ランチ・セミナー

2006-03-15 12:19:14 | 研究

日本経済新聞のコラム「私の履歴書」の今月の執筆者は生化学者の早石修さんです.今日の話題はアメリカ留学中に所属していた国立衛生研究所(NIH)でのゼミの様子です.

毎日正午になると,研究室の面々が緊張した表情でセミナー室に集まってくる.発表者が口火を切る.「この論文は着想こそ優れているが,実験方法がてんでなっていない.私なら別の実験で裏付ける.」研究部長のアーサー・コーンバーグがやり返す.「いや,仮説自体に飛躍があるんじゃないか.」


1950年末,首都ワシントン郊外のベセスダの米国立衛生研究所(NIH)に移った.憧れて指示したコーンバーグは NIH 傘下の国立関節炎・代謝疾患研究所に属し,酵素部門を率いていた.そこでの恒例行事が「ランチ・セミナー」.土日を除く毎日,サンドイッチなど軽い昼食をつまみながら約一時間開く勉強会である.


みなぎる緊迫感に圧倒された.当番研究者が最新の論文を一つ俎上(そじょう)に載せ,着想や方針の立て方,実験の細部,結論を導くに至った過程などを徹底的に分析する.参加者は鋭い批評眼で討論に加わり,喧々囂々(けんけんごうごう)の議論が続く.その真剣さは研究所全体に知れ渡っていた.(略)


いわゆる「ジャーナル・クラブ(雑誌輪読会)」ならどこの大学や研究所にもある.だが,他人の論文をそのまま吸収しても,知識が豊富になるのが関の山だ.一人で図書館か自宅で勉強すればいい.

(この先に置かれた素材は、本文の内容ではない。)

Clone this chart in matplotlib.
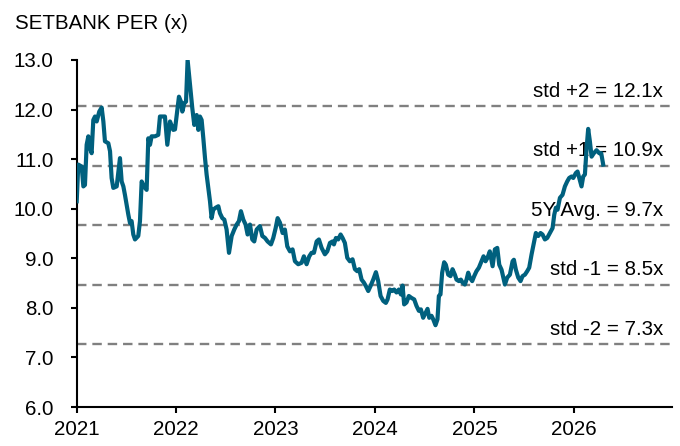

ランチ・セミナーは実践的な訓練の場だった.切磋琢磨しながら「真の独創性とは何か」を学んでいく.


私が学生のときに所属していた研究室のゼミはこれに近い感じでした.学生同士が議論し,これがお互いの問題解決力を切磋琢磨することになっていたと思います.いまの研究室でもこういうゼミをやりたいと考えています.


私が所属している学科には4年生の演習 II や大学院の輪講という授業があります.これらは,いわゆる「ジャーナル・クラブ(雑誌輪読会)」とは似て非なるものです.これらの授業では,「英語の論文を良く読んで理解すること」「論文を適切に要約すること」「研究発表のスタイルを身につけること」などが目的となってしまっていて,「真の独創性とは何か」を学ぶことはできません.


その論文の問題設定は適切か」「その問題に対して提案されている手法は適切か」「その手法の有効性を示すための実験は適切か」「その実験結果から導かれた考察や結論は適切か」「自分はどう考えるか,自分ならどうするか」などについて,学生同士で議論できるようになればいいですね.